Whiteside has improved as a defender, but he still has a tendency to chase blocks at times. Offensively, he's really expanded his game from when he took the league by storm. He's still at his best near the rim, shooting over 60 percent when he's within eight feet of the rim. He also wasn't afraid to step away from the basket last season, which opens up space. The Heat were also far better offensively with him on the floor, scoring 106.7 per 100, but only 102.7 per 100 when he was on the bench.
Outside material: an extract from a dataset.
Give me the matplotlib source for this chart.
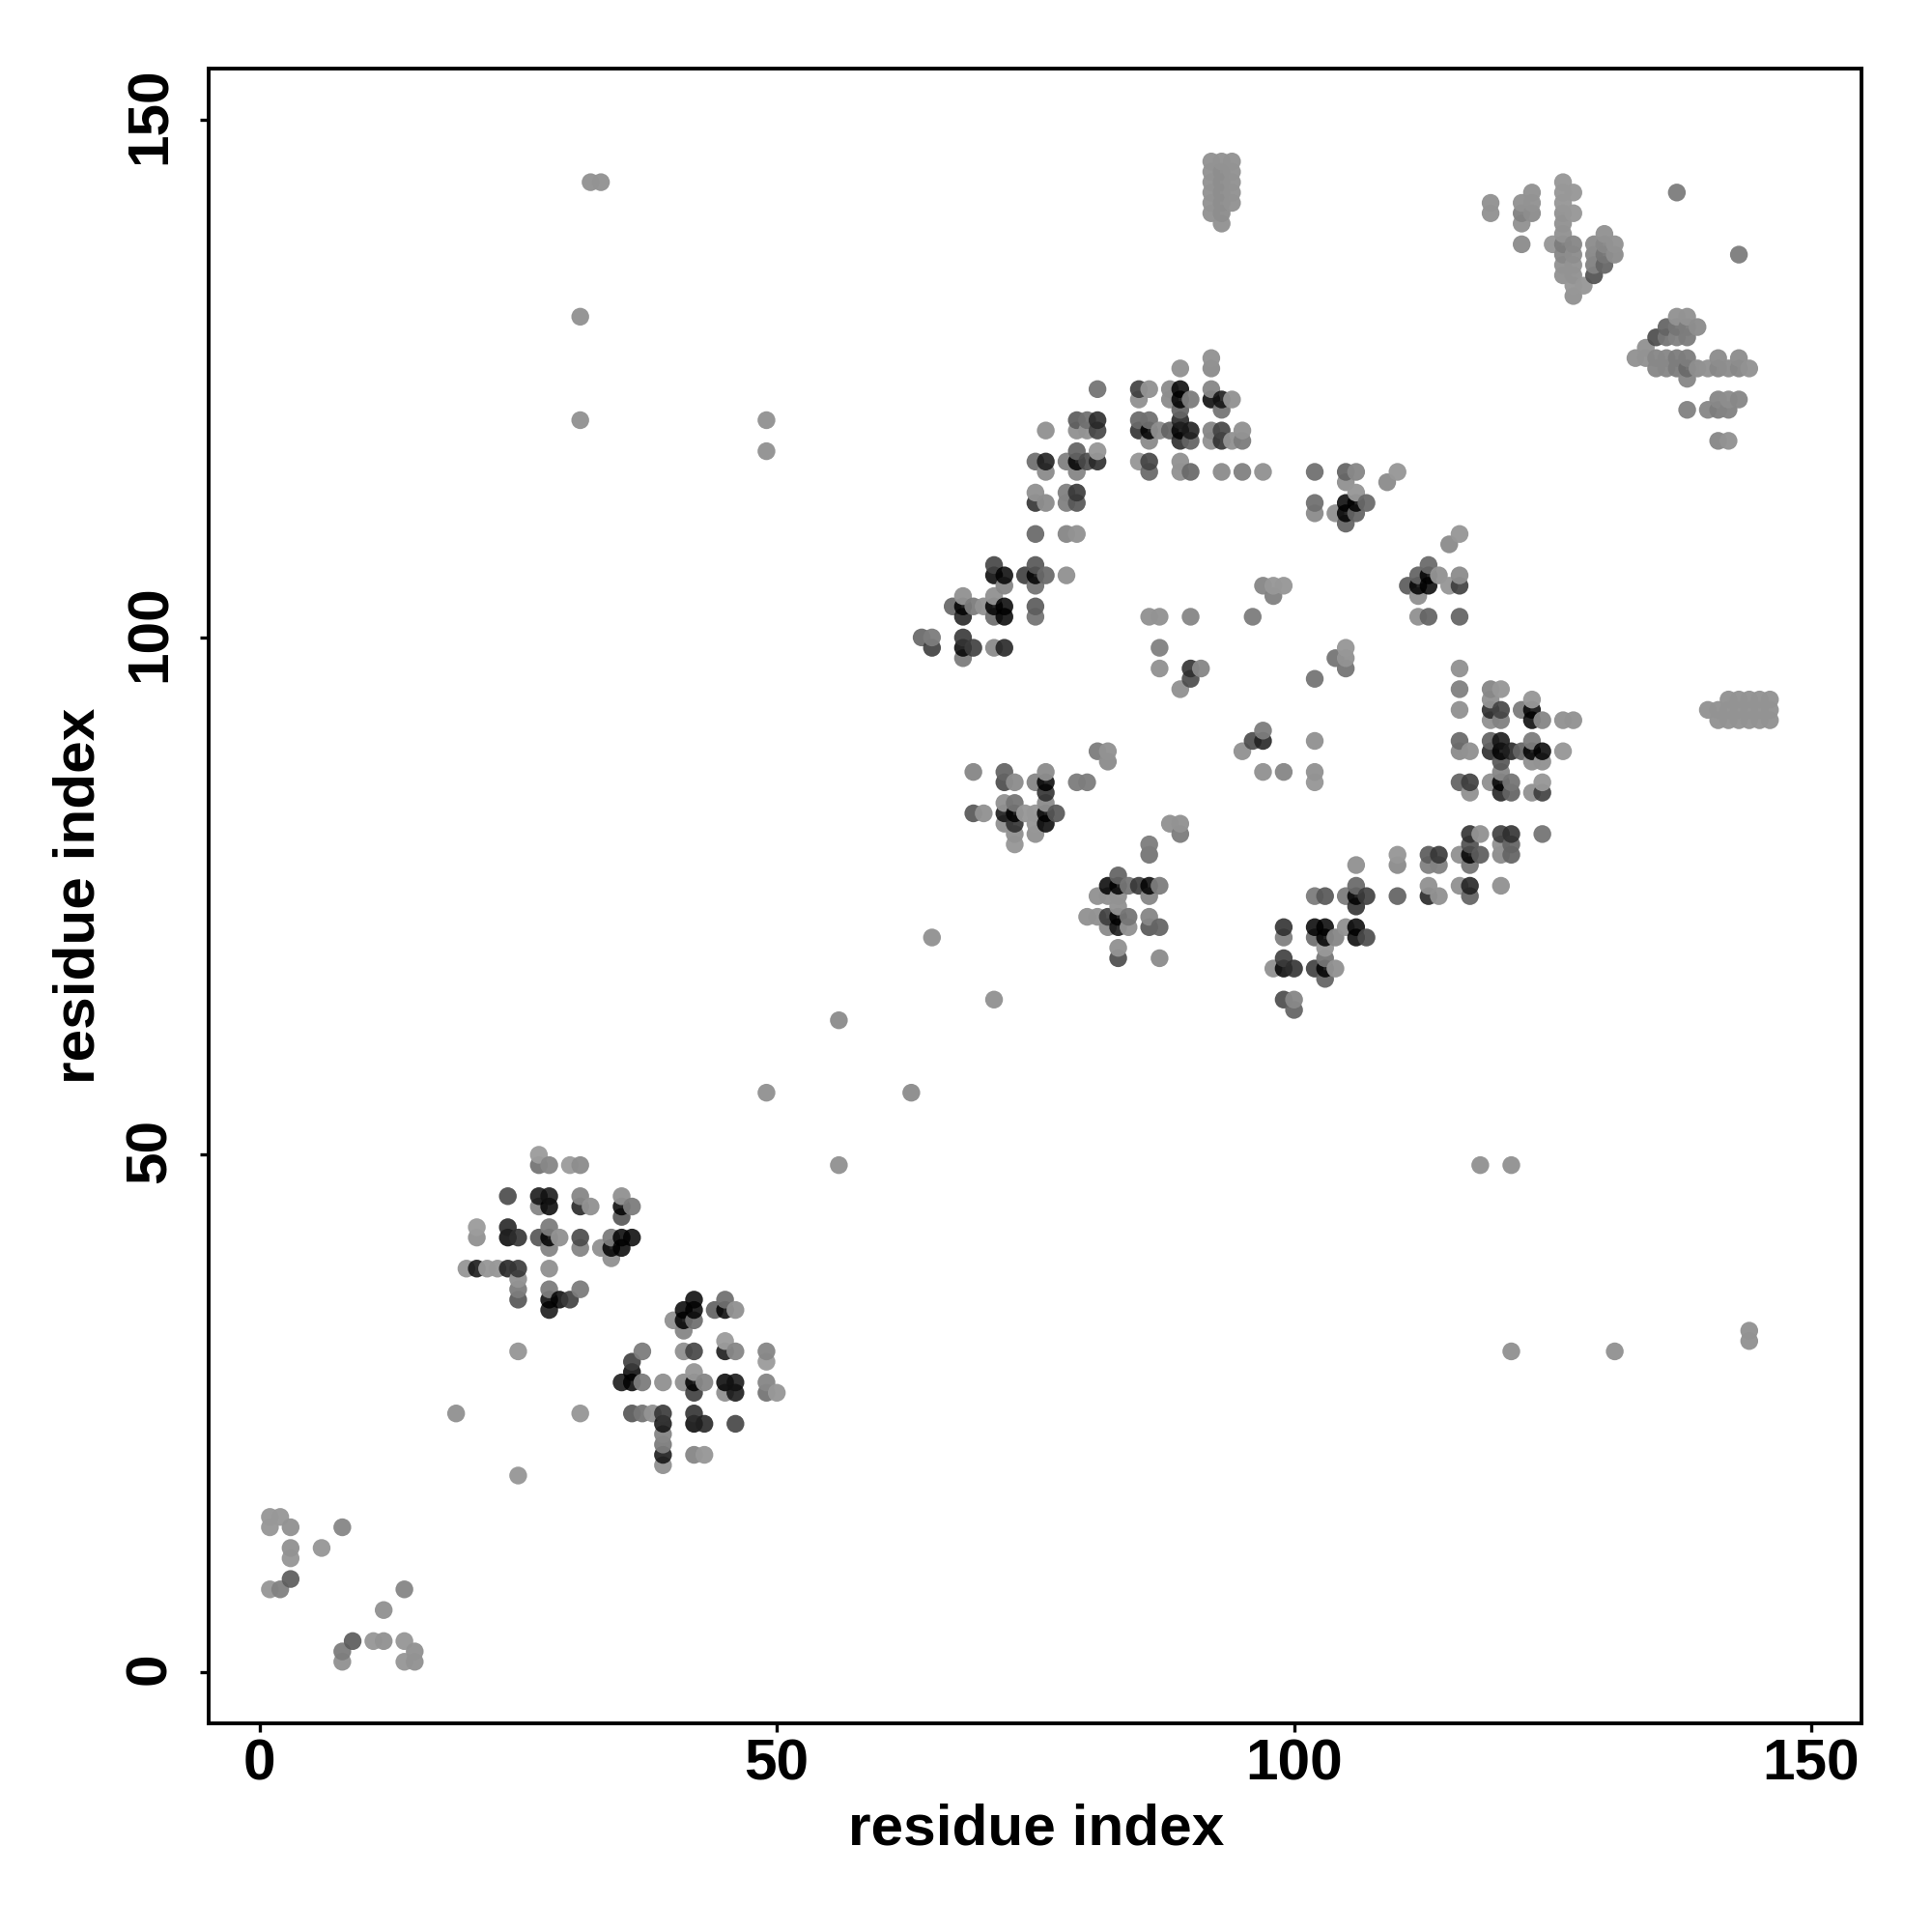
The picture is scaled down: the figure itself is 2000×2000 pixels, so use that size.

It's debatable which player is most important for the Heat, but an argument can be made for Whiteside or Dragic. When Whiteside impacts a game, it's hard to stop him. Dragic also played a huge role for them, especially in the second half of last season. He was just as important to Miami as Whiteside on the offensive side of the ball, and the Heat really took off when they gave him an open floor to run in.
Dragic is at his best when he's given space and room to push the ball. He can be very situational like that, but Miami has been finding better ways to use him since he signed his huge contract back in 2015. As the Heat try to build up their foundation, they'll continue relying on him to help keep the offense running.
What is the goal of the season?
Considering the weak state of the Eastern Conference, this is a likely playoff team with room to grow even further depending on what the youth do. They're going to rely heavily on Dragic and Whiteside to carry the load with much-needed contributions from Waiters and Johnson. The Heat also boast a deep rotation that will greatly help keep their players fresh throughout the season.
This Heat team should finish around the .500 mark similar to last season. Continuity will probably push them north of that mark, but their ceiling is entirely dependent on the growth of their youth. Don't be surprised if players like Winslow, Richardson and Adebayo have big roles at the end of the season. That might be what Miami wants. A playoff season where all its young players take a huge step forward? That would be an overwhelming success.